Effect of liquid-vapor two-phase flow maldistribution on the thermal performance of brazed plate heat exchangers

Abstract

The effect of liquid-vapor two-phase flow maldistribution on the thermal performance of brazed plate heat exchangers (BPHEs) is investigated experimentally and numerically. The two-phase refrigerant flow distributions among different channels of the BPHEs are first experimentally quantified based on the infrared radiation images of the heat exchanger sidewalls. To assess the performance degradation due to two-phase flow maldistribution, the thermal performance of the maldistributed BPHEs is measured and compared with that of the uniform-distributed BPHEs, predicted using an experimentally validated BPHE model.
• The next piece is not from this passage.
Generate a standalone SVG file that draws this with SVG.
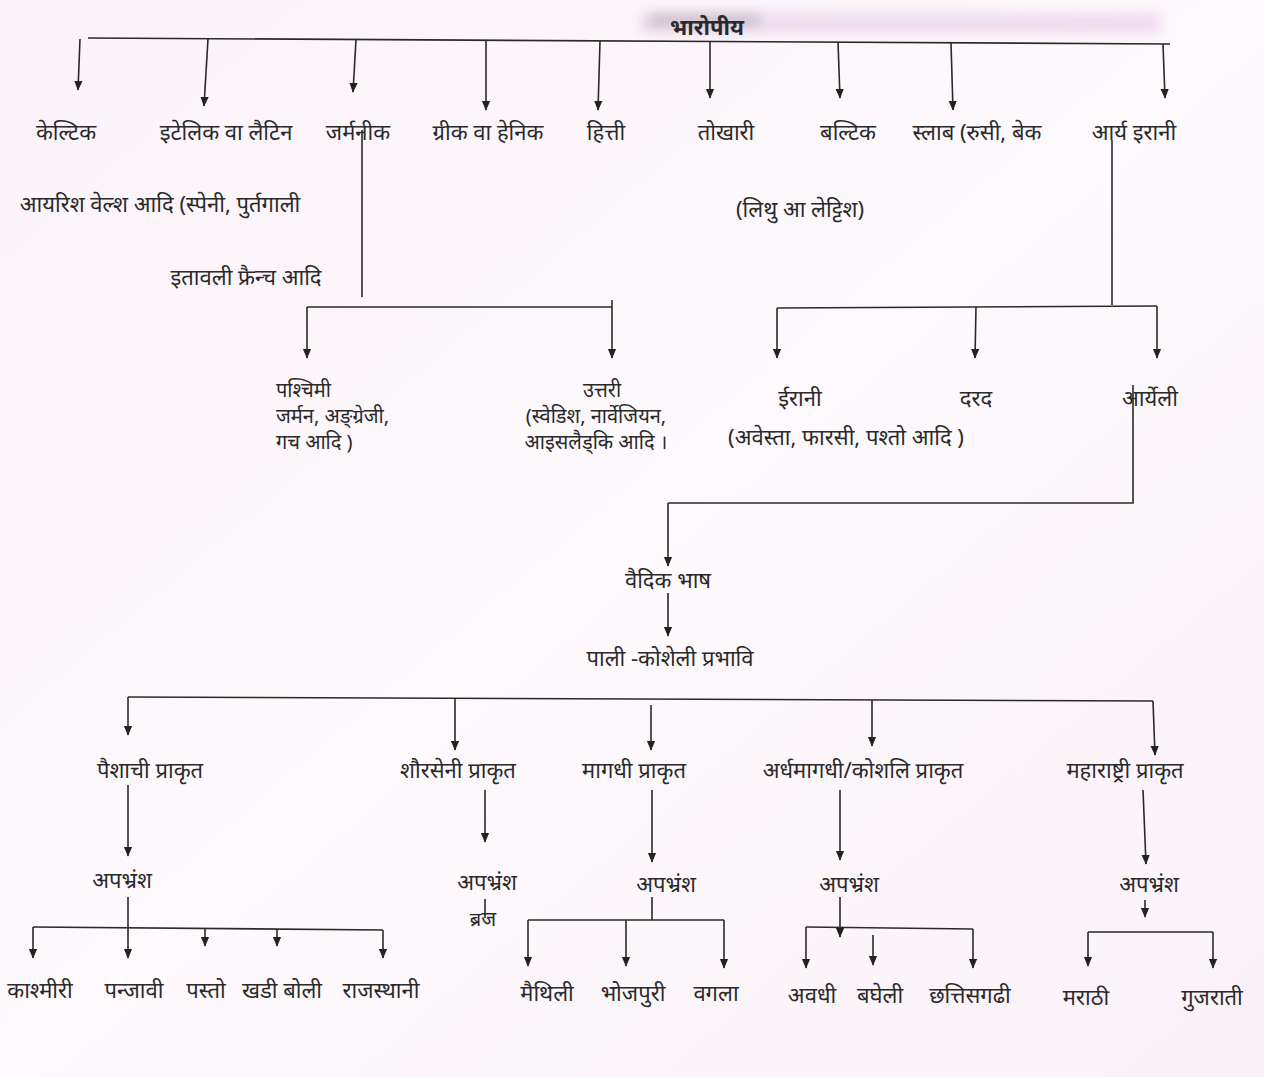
<svg xmlns="http://www.w3.org/2000/svg" width="1264" height="1077" viewBox="0 0 1264 1077">
<defs>
<marker id="a" markerUnits="userSpaceOnUse" markerWidth="10" markerHeight="12" refX="11" refY="5" orient="auto" viewBox="0 0 12 10">
<path d="M0,0 L12,5 L0,10 z" fill="#222"/>
</marker>
<linearGradient id="bg" x1="0" y1="0" x2="1" y2="1">
<stop offset="0" stop-color="#fbf3fa"/>
<stop offset="0.5" stop-color="#fdf9fc"/>
<stop offset="1" stop-color="#faf2f9"/>
</linearGradient>
<filter id="blur" x="-20%" y="-100%" width="140%" height="300%"><feGaussianBlur stdDeviation="6"/></filter>
</defs>
<style>
.t{font-family:"Noto Sans","Lohit Devanagari","Noto Sans Devanagari",sans-serif;font-size:22px;fill:#2a2a2a;text-anchor:middle}
.s{font-size:20px}
.l{text-anchor:start}
.ti{font-weight:bold;font-size:22px}
.c path{stroke:#2a2a2a;stroke-width:1.6;fill:none}
.c .ar{marker-end:url(#a)}
</style>
<rect width="1264" height="1077" fill="url(#bg)"/>
<rect x="640" y="12" width="520" height="22" fill="#e6cde6" opacity="0.6" filter="url(#blur)"/>
<rect x="650" y="14" width="110" height="12" fill="#888" opacity="0.35" filter="url(#blur)"/>

<g class="c" id="connectors">
<path d="M88,38 L1170,44"/>
<path class="ar" d="M80,39 L78,90"/>
<path class="ar" d="M208,39 L204,106"/>
<path class="ar" d="M356,40 L353,92"/>
<path class="ar" d="M486,40 L486,110"/>
<path class="ar" d="M600,41 L598,110"/>
<path class="ar" d="M710,41 L710,98"/>
<path class="ar" d="M838,42 L840,98"/>
<path class="ar" d="M951,43 L953,110"/>
<path class="ar" d="M1163,44 L1165,98"/>
<path d="M362,130 L362,297"/>
<path d="M307,307 L612,307"/>
<path class="ar" d="M307,307 L307,358"/>
<path class="ar" d="M612,300 L612,358"/>
<path d="M1112,140 L1112,305"/>
<path d="M777,308 L1157,306"/>
<path class="ar" d="M777,308 L777,358"/>
<path class="ar" d="M976,307 L975,358"/>
<path class="ar" d="M1157,306 L1157,358"/>
<path d="M1133,385 L1133,503 L668,503"/>
<path class="ar" d="M668,503 L668,566"/>
<path class="ar" d="M668,593 L668,636"/>
<path d="M128,697 L1153,701"/>
<path class="ar" d="M128,697 L128,735"/>
<path class="ar" d="M455,698 L455,750"/>
<path class="ar" d="M651,705 L651,750"/>
<path class="ar" d="M872,700 L872,746"/>
<path class="ar" d="M1153,701 L1155,755"/>
<path class="ar" d="M128,785 L128,856"/>
<path class="ar" d="M485,790 L485,842"/>
<path class="ar" d="M652,790 L652,862"/>
<path class="ar" d="M840,790 L840,860"/>
<path class="ar" d="M1143,790 L1146,864"/>
<path d="M33,927 L383,930"/>
<path class="ar" d="M128,897 L128,958"/>
<path class="ar" d="M33,927 L33,958"/>
<path class="ar" d="M205,928 L205,946"/>
<path class="ar" d="M277,929 L277,946"/>
<path class="ar" d="M383,930 L383,958"/>
<path d="M485,899 L485,918"/>
<path d="M652,897 L652,920"/>
<path d="M528,920 L724,920"/>
<path class="ar" d="M528,920 L528,966"/>
<path class="ar" d="M626,920 L626,966"/>
<path class="ar" d="M724,920 L724,968"/>
<path class="ar" d="M840,897 L840,937"/>
<path d="M806,927 L973,929"/>
<path class="ar" d="M806,927 L806,968"/>
<path class="ar" d="M873,935 L873,965"/>
<path class="ar" d="M973,929 L973,968"/>
<path class="ar" d="M1145,900 L1145,917"/>
<path d="M1088,932 L1213,932"/>
<path class="ar" d="M1088,932 L1088,966"/>
<path class="ar" d="M1213,932 L1213,968"/>
</g>

<g id="n-root"><text class="t ti" x="707" y="35">भारोपीय</text></g>
<g id="n-celtic"><text class="t" x="66" y="140">केल्टिक</text></g>
<g id="n-italic"><text class="t" x="226" y="140">इटेलिक वा लैटिन</text></g>
<g id="n-germanic"><text class="t" x="358" y="140">जर्मनीक</text></g>
<g id="n-greek"><text class="t" x="488" y="140">ग्रीक वा हेनिक</text></g>
<g id="n-hittite"><text class="t" x="606" y="140">हित्ती</text></g>
<g id="n-tocharian"><text class="t" x="726" y="140">तोखारी</text></g>
<g id="n-baltic"><text class="t" x="848" y="140">बल्टिक</text></g>
<g id="n-slav"><text class="t" x="977" y="140">स्लाब (रुसी, बेक</text></g>
<g id="n-aryairani"><text class="t" x="1134" y="140">आर्य इरानी</text></g>
<g id="n-celtic-sub"><text class="t" x="160" y="212">आयरिश वेल्श आदि (स्पेनी, पुर्तगाली</text></g>
<g id="n-italic-sub"><text class="t" x="246" y="285">इतावली फ्रैन्च आदि</text></g>
<g id="n-baltic-sub"><text class="t" x="800" y="217">(लिथु आ लेट्टिश)</text></g>

<g id="n-west"><text class="t s l" x="276" y="397">पश्चिमी</text><text class="t s l" x="276" y="423">जर्मन, अङ्ग्रेजी,</text><text class="t s l" x="276" y="449">गच आदि )</text></g>
<g id="n-north"><text class="t s" x="602" y="397">उत्तरी</text><text class="t s" x="596" y="423">(स्वेडिश, नार्वेजियन,</text><text class="t s" x="596" y="449">आइसलैड्कि आदि ।</text></g>
<g id="n-irani"><text class="t" x="800" y="406">ईरानी</text><text class="t" x="846" y="445">(अवेस्ता, फारसी, पश्तो आदि )</text></g>
<g id="n-darad"><text class="t" x="976" y="406">दरद</text></g>
<g id="n-aryeli"><text class="t" x="1150" y="406">आर्येली</text></g>

<g id="n-vedic"><text class="t" x="668" y="588">वैदिक भाष</text></g>
<g id="n-pali"><text class="t" x="670" y="666">पाली -कोशेली प्रभावि</text></g>

<g id="n-paishachi"><text class="t" x="150" y="778">पैशाची प्राकृत</text></g>
<g id="n-shauraseni"><text class="t" x="458" y="778">शौरसेनी प्राकृत</text></g>
<g id="n-magadhi"><text class="t" x="634" y="778">मागधी प्राकृत</text></g>
<g id="n-ardha"><text class="t" x="863" y="778">अर्धमागधी/कोशलि प्राकृत</text></g>
<g id="n-maharashtri"><text class="t" x="1125" y="778">महाराष्ट्री प्राकृत</text></g>

<g id="n-apa1"><text class="t" x="122" y="888">अपभ्रंश</text></g>
<g id="n-apa2"><text class="t" x="487" y="890">अपभ्रंश</text></g>
<g id="n-braj"><text class="t s" x="483" y="926">ब्रज</text></g>
<g id="n-apa3"><text class="t" x="666" y="892">अपभ्रंश</text></g>
<g id="n-apa4"><text class="t" x="849" y="892">अपभ्रंश</text></g>
<g id="n-apa5"><text class="t" x="1149" y="892">अपभ्रंश</text></g>

<g id="n-kashmiri"><text class="t" x="40" y="998">काश्मीरी</text></g>
<g id="n-panjabi"><text class="t" x="134" y="998">पन्जावी</text></g>
<g id="n-pasto"><text class="t" x="206" y="998">पस्तो</text></g>
<g id="n-khadi"><text class="t" x="282" y="998">खडी बोली</text></g>
<g id="n-rajasthani"><text class="t" x="381" y="998">राजस्थानी</text></g>
<g id="n-maithili"><text class="t" x="547" y="1001">मैथिली</text></g>
<g id="n-bhojpuri"><text class="t" x="633" y="1001">भोजपुरी</text></g>
<g id="n-bangla"><text class="t" x="716" y="1001">वगला</text></g>
<g id="n-awadhi"><text class="t" x="812" y="1003">अवधी</text></g>
<g id="n-bagheli"><text class="t" x="880" y="1003">बघेली</text></g>
<g id="n-chhattisgarhi"><text class="t" x="970" y="1003">छत्तिसगढी</text></g>
<g id="n-marathi"><text class="t" x="1086" y="1005">मराठी</text></g>
<g id="n-gujarati"><text class="t" x="1212" y="1005">गुजराती</text></g>
</svg>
Several factors that affect the performance degradation are analyzed, including refrigerant inlet vapor quality and flow rate, exit superheat, and water-side flow distribution. The results show that, under the tested conditions, the two-phase refrigerant flow maldistribution causes up to a 29.8 % degradation in heat exchanger capacity and a 4 K decrease in evaporation temperature. Furthermore, the vulnerability of the BPHEs to two-phase flow maldistribution is significantly influenced by the operating conditions. This is closely related to the varying size ratios of superheated and two-phase regions within the BPHEs under different operating conditions. Reducing the refrigerant exit superheat is verified to help overcome the adverse effect brought by the flow maldistribution in the evaporators, but brings challenges in the system control. Matching the flow distributions of liquid refrigerant and water also proves beneficial to the BPHE evaporators.